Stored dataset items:
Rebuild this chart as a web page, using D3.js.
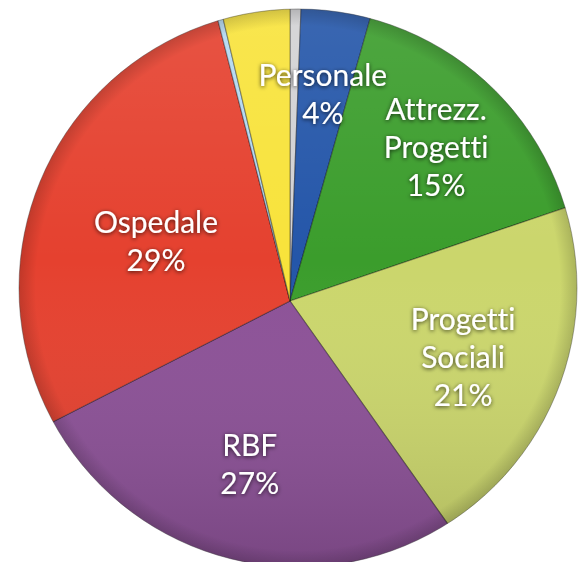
<!DOCTYPE html>
<html>
<head>
<meta charset="utf-8">
<script src="https://cdn.jsdelivr.net/npm/d3@7"></script>
<style>
  body { margin: 0; background: #fff; }
  #wrapper { width: 579px; height: 562px; }
</style>
</head>
<body>
<div id="wrapper"></div>
<script>
// slices clockwise from 12 o'clock
const categories = ["", "Personale", "Attrezz. Progetti", "Progetti Sociali", "RBF", "Ospedale", "", ""]
const values = [0.6, 3.8, 15.4, 20.4, 27.3, 28.5, 0.3, 3.7]
const labelLines = [
  null,
  ["Personale", "4%"],
  ["Attrezz.", "Progetti", "15%"],
  ["Progetti", "Sociali", "21%"],
  ["RBF", "27%"],
  ["Ospedale", "29%"],
  null,
  null,
]
const colors = ["#d2d2d4", "#2456a9", "#3b9d2c", "#cbd66c", "#8c5197", "#e5412f", "#b3d8f1", "#f8e33b"]

function drawPie() {
  const dms = { width: 579, height: 562 }

  // apex of the tilted pie and its outline
  const apex = { x: 290, y: 301 }
  const rim = { cx: 298, cy: 288, r: 279 }

  const svg = d3.select("#wrapper")
    .append("svg")
    .attr("width", dms.width)
    .attr("height", dms.height)

  const defs = svg.append("defs")

  defs.append("clipPath")
    .attr("id", "rim")
    .append("circle")
    .attr("cx", rim.cx)
    .attr("cy", rim.cy)
    .attr("r", rim.r)

  const shade = defs.append("linearGradient")
    .attr("id", "shade")
    .attr("x1", 0).attr("y1", 0)
    .attr("x2", 0).attr("y2", 1)
  shade.append("stop").attr("offset", "0%").attr("stop-color", "#fff").attr("stop-opacity", 0.1)
  shade.append("stop").attr("offset", "45%").attr("stop-color", "#fff").attr("stop-opacity", 0)
  shade.append("stop").attr("offset", "100%").attr("stop-color", "#000").attr("stop-opacity", 0.14)

  const edge = defs.append("radialGradient")
    .attr("id", "edge")
    .attr("cx", "50%").attr("cy", "50%").attr("r", "50%")
  edge.append("stop").attr("offset", "94%").attr("stop-color", "#000").attr("stop-opacity", 0)
  edge.append("stop").attr("offset", "100%").attr("stop-color", "#000").attr("stop-opacity", 0.16)

  const glow = defs.append("filter")
    .attr("id", "glow")
    .attr("x", "-20%").attr("y", "-40%")
    .attr("width", "140%").attr("height", "180%")
  glow.append("feDropShadow")
    .attr("dx", 0).attr("dy", 1)
    .attr("stdDeviation", 2.2)
    .attr("flood-color", "#000")
    .attr("flood-opacity", 0.75)

  const pie = d3.pie()
    .sort(null)
    .value(d => d)

  const arcs = pie(values)

  const arc = d3.arc()
    .innerRadius(0)
    .outerRadius(380)

  const bounds = svg.append("g")
    .attr("clip-path", "url(#rim)")

  bounds.append("g")
    .attr("transform", `translate(${apex.x},${apex.y})`)
    .selectAll("path")
    .data(arcs)
    .join("path")
    .attr("d", arc)
    .attr("fill", (d, i) => colors[i])
    .attr("stroke", "rgba(0,0,0,0.35)")
    .attr("stroke-width", 1.2)
    .attr("stroke-linejoin", "round")

  bounds.append("rect")
    .attr("x", rim.cx - rim.r)
    .attr("y", rim.cy - rim.r)
    .attr("width", rim.r * 2)
    .attr("height", rim.r * 2)
    .attr("fill", "url(#shade)")

  bounds.append("circle")
    .attr("cx", rim.cx)
    .attr("cy", rim.cy)
    .attr("r", rim.r)
    .attr("fill", "url(#edge)")

  svg.append("circle")
    .attr("cx", rim.cx)
    .attr("cy", rim.cy)
    .attr("r", rim.r)
    .attr("fill", "none")
    .attr("stroke", "rgba(60,60,60,0.55)")
    .attr("stroke-width", 0.8)

  // labels sit on the slice bisector, each at its own distance from the apex
  const labelRadius = [0, 210, 212, 182, 168, 147, 0, 0]
  const lineHeight = 38

  const labels = svg.append("g")
    .attr("transform", `translate(${apex.x},${apex.y})`)
    .selectAll("text")
    .data(arcs.filter((d, i) => labelLines[i]))
    .join("text")
    .attr("transform", d => {
      const r = labelRadius[d.index]
      const c = d3.arc().innerRadius(r).outerRadius(r).centroid(d)
      return `translate(${c[0]},${c[1]})`
    })
    .attr("text-anchor", "middle")
    .attr("fill", "#fff")
    .attr("font-family", "Lato, 'Open Sans', sans-serif")
    .attr("font-size", "30px")
    .style("font-variant-ligatures", "none")
    .style("font-feature-settings", "'liga' 0")
    .attr("filter", "url(#glow)")

  labels.selectAll("tspan")
    .data(d => labelLines[d.index].map((t, j, a) => ({ t, j, n: a.length })))
    .join("tspan")
    .attr("x", 0)
    .attr("y", d => (d.j - (d.n - 1) / 2) * lineHeight + 11)
    .text(d => d.t)
}

drawPie()
</script>
</body>
</html>
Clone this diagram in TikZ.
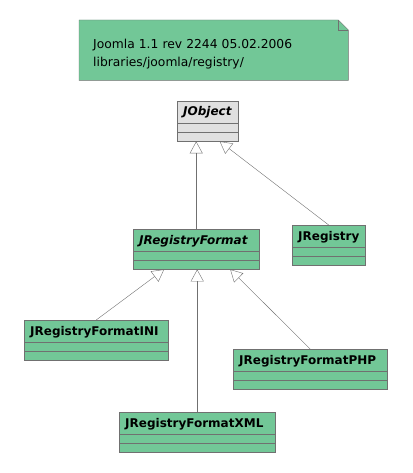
\documentclass[tikz,border=0pt]{standalone}
\usepackage{fontspec}
\setmainfont{DejaVu Sans}
\usetikzlibrary{arrows.meta,positioning,calc,backgrounds}
\definecolor{umlgreen}{RGB}{114,199,151}
\definecolor{umlgray}{RGB}{224,224,224}
\definecolor{umlline}{RGB}{112,112,112}
\begin{document}
\begin{tikzpicture}[x=1pt,y=-1pt,font=\fontsize{12.3}{17.5}\selectfont,
  classbox/.style={draw=umlline,fill=umlgreen,anchor=north west,inner sep=0pt,minimum height=40pt},
  classname/.style={anchor=base west,inner sep=0pt,font=\fontsize{12}{14}\selectfont\bfseries},
  inherit/.style={draw=umlline,-{Triangle[open,length=12pt,width=13pt]}}]
\useasboundingbox (0,0) rectangle (412,473);
% note
\node[anchor=north west,minimum width=269pt,minimum height=60pt,text width=241pt,
  inner xsep=14pt,align=left] (note) at (79,20)
  {\rule{0pt}{17pt}Joomla 1.1 rev 2244 05.02.2006\\libraries/joomla/registry/};
\begin{scope}[on background layer]
\filldraw[draw=umlline,fill=umlgreen] (note.north west) -- ([xshift=-10pt]note.north east)
  -- ([yshift=-10pt]note.north east) -- (note.south east) -- (note.south west) -- cycle;
\draw[umlline] ([xshift=-10pt]note.north east) |- ([yshift=-10pt]note.north east);
\end{scope}
% classes
\node[classbox,fill=umlgray,minimum width=61pt] (jobject) at (177,101) {};
\node[classbox,minimum width=126pt] (jregformat) at (133,229) {};
\node[classbox,minimum width=73pt] (jregistry) at (292,225) {};
\node[classbox,minimum width=144pt] (ini) at (24,320) {};
\node[classbox,minimum width=154pt] (php) at (233,349) {};
\node[classbox,minimum width=156pt] (xml) at (119,412) {};
\node[classname] (jobject-name) at ([xshift=6pt,yshift=-15pt]jobject.north west) {\itshape JObject};
\node[classname] (jregformat-name) at ([xshift=6pt,yshift=-15pt]jregformat.north west) {\itshape JRegistryFormat};
\node[classname] (jregistry-name) at ([xshift=6pt,yshift=-15pt]jregistry.north west) {JRegistry};
\node[classname] (ini-name) at ([xshift=6pt,yshift=-15pt]ini.north west) {JRegistryFormatINI};
\node[classname] (php-name) at ([xshift=6pt,yshift=-15pt]php.north west) {JRegistryFormatPHP};
\node[classname] (xml-name) at ([xshift=6pt,yshift=-15pt]xml.north west) {JRegistryFormatXML};
\foreach \c in {jobject,jregformat,jregistry,ini,php,xml}
  \draw[umlline] ([yshift=-22pt]\c.north west) -- ([yshift=-22pt]\c.north east)
    ([yshift=-31pt]\c.north west) -- ([yshift=-31pt]\c.north east);
% generalizations
\draw[inherit] (jregformat.north) -- (jregformat.north |- jobject.south);
\draw[inherit] (jregistry.north) -- ([xshift=12pt]jobject.south);
\draw[inherit] (ini.north) -- ([xshift=-32pt]jregformat.south);
\draw[inherit] (xml.north) -- (xml.north |- jregformat.south);
\draw[inherit] (php.north) -- ([xshift=34pt]jregformat.south);
\end{tikzpicture}
\end{document}
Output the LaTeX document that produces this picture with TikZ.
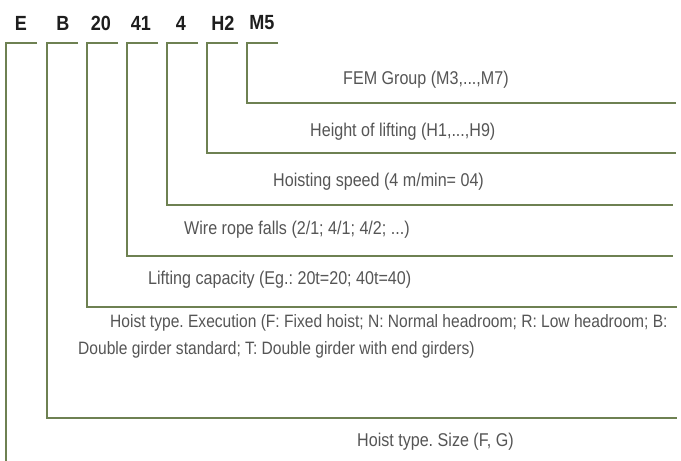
\documentclass[tikz,border=0pt]{standalone}
\usepackage{fontspec}
\setmainfont[FakeStretch=0.87]{Liberation Sans}
\newfontfamily\titlefont[FakeStretch=0.88]{Liberation Sans}
\definecolor{lineol}{RGB}{110,129,82}
\definecolor{txtgrey}{RGB}{85,85,85}
\definecolor{ttl}{RGB}{30,30,30}
\begin{document}
\frenchspacing
\begin{tikzpicture}[x=1pt,y=-1pt,
  code/.style={font=\titlefont\fontsize{20.5}{22}\selectfont\bfseries,text=ttl,inner sep=0pt,anchor=center},
  desc/.style={font=\fontsize{18.5}{27}\selectfont,text=txtgrey,inner sep=0pt,anchor=west},
  lead/.style={draw=lineol,line width=1.4pt,line join=miter},
  ]
\useasboundingbox[fill=white] (0,0) rectangle (681,461);
% title codes
\node[code] (tE) at (21,23) {E};
\node[code] (tB) at (63,23) {B};
\node[code] (t20) at (101,23) {20};
\node[code] (t41) at (141,23) {41};
\node[code] (t4) at (181,23) {4};
\node[code] (tH) at (223,23) {H2};
\node[code] (tM) at (262,23) {M5};
% descriptions
\node[desc] (dM) at (343,80) {FEM Group (M3,...,M7)};
\node[desc] (dH) at (310,132) {Height of lifting (H1,...,H9)};
\node[desc] (d4) at (273,182) {Hoisting speed (4 m/min= 04)};
\node[desc] (d41) at (184,230) {Wire rope falls (2/1; 4/1; 4/2; ...)};
\node[desc] (d20) at (148,280) {Lifting capacity (Eg.: 20t=20; 40t=40)};
\node[desc,font=\fontsize{17.9}{27.5}\selectfont,anchor=north west,align=left] (dB) at (78,314) {\hspace*{32pt}Hoist type. Execution (F: Fixed hoist; N: Normal headroom; R: Low headroom; B:\\Double girder standard; T: Double girder with end girders)};
\node[desc] (dE) at (357,442) {Hoist type. Size (F, G)};
% leader coordinates
\coordinate (aE) at (37,43);  \coordinate (cE) at (6,43);  \coordinate (eE) at (6,461);
\coordinate (aB) at (78,43);  \coordinate (cB) at (47,43); \coordinate (eB) at (677,418);
\coordinate (a20) at (118,43); \coordinate (c20) at (87,43); \coordinate (e20) at (677,307);
\coordinate (a41) at (158,43); \coordinate (c41) at (127,43); \coordinate (e41) at (673,256);
\coordinate (a4) at (198,43); \coordinate (c4) at (167,43); \coordinate (e4) at (673,205);
\coordinate (aH) at (238,43); \coordinate (cH) at (207,43); \coordinate (eH) at (676,153);
\coordinate (aM) at (278,43); \coordinate (cM) at (247,43); \coordinate (eM) at (676,103);
% leaders
\draw[lead] (aE) -- (cE) -- (eE);
\draw[lead] (aB) -- (cB) |- (eB);
\draw[lead] (a20) -- (c20) |- (e20);
\draw[lead] (a41) -- (c41) |- (e41);
\draw[lead] (a4) -- (c4) |- (e4);
\draw[lead] (aH) -- (cH) |- (eH);
\draw[lead] (aM) -- (cM) |- (eM);
\end{tikzpicture}
\end{document}
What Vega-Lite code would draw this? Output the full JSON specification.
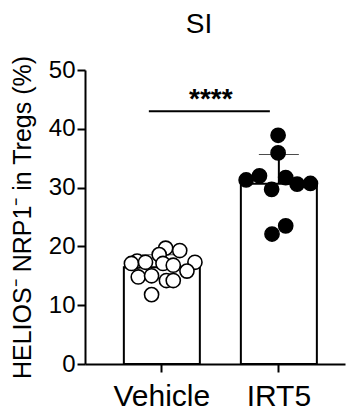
{
  "$schema": "https://vega.github.io/schema/vega-lite/v6.json",
  "autosize": {"type": "none"},
  "padding": {"left": 85, "top": 70, "right": 2, "bottom": 48},
  "width": 260,
  "height": 294,
  "background": "white",
  "title": {"text": "SI", "fontSize": 28, "font": "Liberation Sans", "fontWeight": "normal", "color": "black", "baseline": "alphabetic", "offset": -6, "dx": -16},
  "config": {
    "view": {"stroke": null},
    "font": "Liberation Sans"
  },
  "datasets": {
    "points": [
      {"group": "Vehicle", "value": 19.7, "jitter": 0.10},
      {"group": "Vehicle", "value": 19.3, "jitter": 0.47},
      {"group": "Vehicle", "value": 18.6, "jitter": -0.07},
      {"group": "Vehicle", "value": 17.5, "jitter": -0.65},
      {"group": "Vehicle", "value": 17.1, "jitter": -0.80},
      {"group": "Vehicle", "value": 17.3, "jitter": -0.43},
      {"group": "Vehicle", "value": 17.1, "jitter": 0.03},
      {"group": "Vehicle", "value": 17.3, "jitter": 0.87},
      {"group": "Vehicle", "value": 16.8, "jitter": 0.30},
      {"group": "Vehicle", "value": 15.8, "jitter": 0.66},
      {"group": "Vehicle", "value": 14.8, "jitter": -0.62},
      {"group": "Vehicle", "value": 15.0, "jitter": -0.27},
      {"group": "Vehicle", "value": 14.2, "jitter": 0.12},
      {"group": "Vehicle", "value": 14.2, "jitter": 0.30},
      {"group": "Vehicle", "value": 11.8, "jitter": -0.27},
      {"group": "IRT5", "value": 38.9, "jitter": -0.02},
      {"group": "IRT5", "value": 35.9, "jitter": -0.02},
      {"group": "IRT5", "value": 32.0, "jitter": -0.51},
      {"group": "IRT5", "value": 31.3, "jitter": -0.86},
      {"group": "IRT5", "value": 31.7, "jitter": 0.18},
      {"group": "IRT5", "value": 30.6, "jitter": 0.48},
      {"group": "IRT5", "value": 30.7, "jitter": 0.83},
      {"group": "IRT5", "value": 29.7, "jitter": -0.19},
      {"group": "IRT5", "value": 23.5, "jitter": 0.18},
      {"group": "IRT5", "value": 22.1, "jitter": -0.18}
    ],
    "sig": [
      {"from": "Vehicle", "to": "IRT5", "y": 43, "label": "****"}
    ]
  },
  "encoding": {
    "x": {
      "field": "group", "type": "nominal", "sort": ["Vehicle", "IRT5"],
      "scale": {"domain": ["Vehicle", "IRT5"], "paddingInner": 0.35, "paddingOuter": 0.286, "align": 0.58},
      "axis": {"title": null, "labelAngle": 0, "labelFontSize": 30, "labelColor": "black", "labelPadding": 9, "tickSize": 8, "tickWidth": 2, "tickColor": "black", "domainWidth": 2, "domainColor": "black", "labelFont": "Liberation Sans"}
    }
  },
  "layer": [
    {
      "data": {"name": "points"},
      "mark": {"type": "errorbar", "extent": "stdev", "ticks": {"size": 40, "strokeWidth": 2, "color": "black"}, "rule": {"strokeWidth": 2, "color": "black"}},
      "encoding": {
        "y": {"field": "value", "type": "quantitative", "title": "HELIOS⁻ NRP1⁻ in Tregs (%)"}
      }
    },
    {
      "data": {"name": "points"},
      "mark": {"type": "bar", "fill": "white", "stroke": "black", "strokeWidth": 2, "width": 76},
      "encoding": {
        "y": {
          "aggregate": "mean", "field": "value", "type": "quantitative",
          "title": "HELIOS⁻ NRP1⁻ in Tregs (%)",
          "scale": {"domain": [0, 50], "nice": false},
          "axis": {"titleFontSize": 25, "titleFontWeight": "normal", "titleColor": "black", "titlePadding": 13, "titleFont": "Liberation Sans", "values": [0, 10, 20, 30, 40, 50], "grid": false, "labelFontSize": 24, "labelColor": "black", "labelPadding": 2, "tickSize": 8, "tickWidth": 2, "tickColor": "black", "domainWidth": 2, "domainColor": "black", "labelFont": "Liberation Sans"}
        }
      }
    },
    {
      "data": {"name": "points"},
      "mark": {"type": "point", "shape": "circle", "filled": true, "size": 200, "stroke": "black", "strokeWidth": 1.6, "opacity": 1},
      "encoding": {
        "y": {"field": "value", "type": "quantitative", "title": "HELIOS⁻ NRP1⁻ in Tregs (%)"},
        "xOffset": {"field": "jitter", "type": "quantitative", "scale": {"domain": [-1, 1]}},
        "fill": {"field": "group", "type": "nominal", "scale": {"domain": ["Vehicle", "IRT5"], "range": ["white", "black"]}, "legend": null}
      }
    },
    {
      "data": {"name": "sig"},
      "mark": {"type": "rule", "strokeWidth": 2, "color": "black", "xOffset": -13, "x2Offset": -9},
      "encoding": {
        "x": {"field": "from", "type": "nominal"},
        "x2": {"field": "to"},
        "y": {"field": "y", "type": "quantitative", "title": "HELIOS⁻ NRP1⁻ in Tregs (%)"}
      }
    },
    {
      "data": {"name": "sig"},
      "mark": {"type": "text", "fontSize": 28, "fontWeight": "bold", "font": "Liberation Sans", "color": "black", "dx": 49, "dy": -3, "baseline": "alphabetic"},
      "encoding": {
        "x": {"field": "from", "type": "nominal"},
        "y": {"field": "y", "type": "quantitative", "title": "HELIOS⁻ NRP1⁻ in Tregs (%)"},
        "text": {"field": "label"}
      }
    }
  ]
}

Exercise aim:
Print exactly the first line of the entries and every line after it through the one that contains "579, height: 562", leaving the pictures out.

Exercise result:
Rebuild this chart as a web page, using D3.js.
<!DOCTYPE html>
<html>
<head>
<meta charset="utf-8">
<script src="https://cdn.jsdelivr.net/npm/d3@7"></script>
<style>
  body { margin: 0; background: #fff; }
  #wrapper { width: 579px; height: 562px; }
</style>
</head>
<body>
<div id="wrapper"></div>
<script>
// slices clockwise from 12 o'clock
const categories = ["", "Personale", "Attrezz. Progetti", "Progetti Sociali", "RBF", "Ospedale", "", ""]
const values = [0.6, 3.8, 15.4, 20.4, 27.3, 28.5, 0.3, 3.7]
const labelLines = [
  null,
  ["Personale", "4%"],
  ["Attrezz.", "Progetti", "15%"],
  ["Progetti", "Sociali", "21%"],
  ["RBF", "27%"],
  ["Ospedale", "29%"],
  null,
  null,
]
const colors = ["#d2d2d4", "#2456a9", "#3b9d2c", "#cbd66c", "#8c5197", "#e5412f", "#b3d8f1", "#f8e33b"]

function drawPie() {
  const dms = { width: 579, height: 562 }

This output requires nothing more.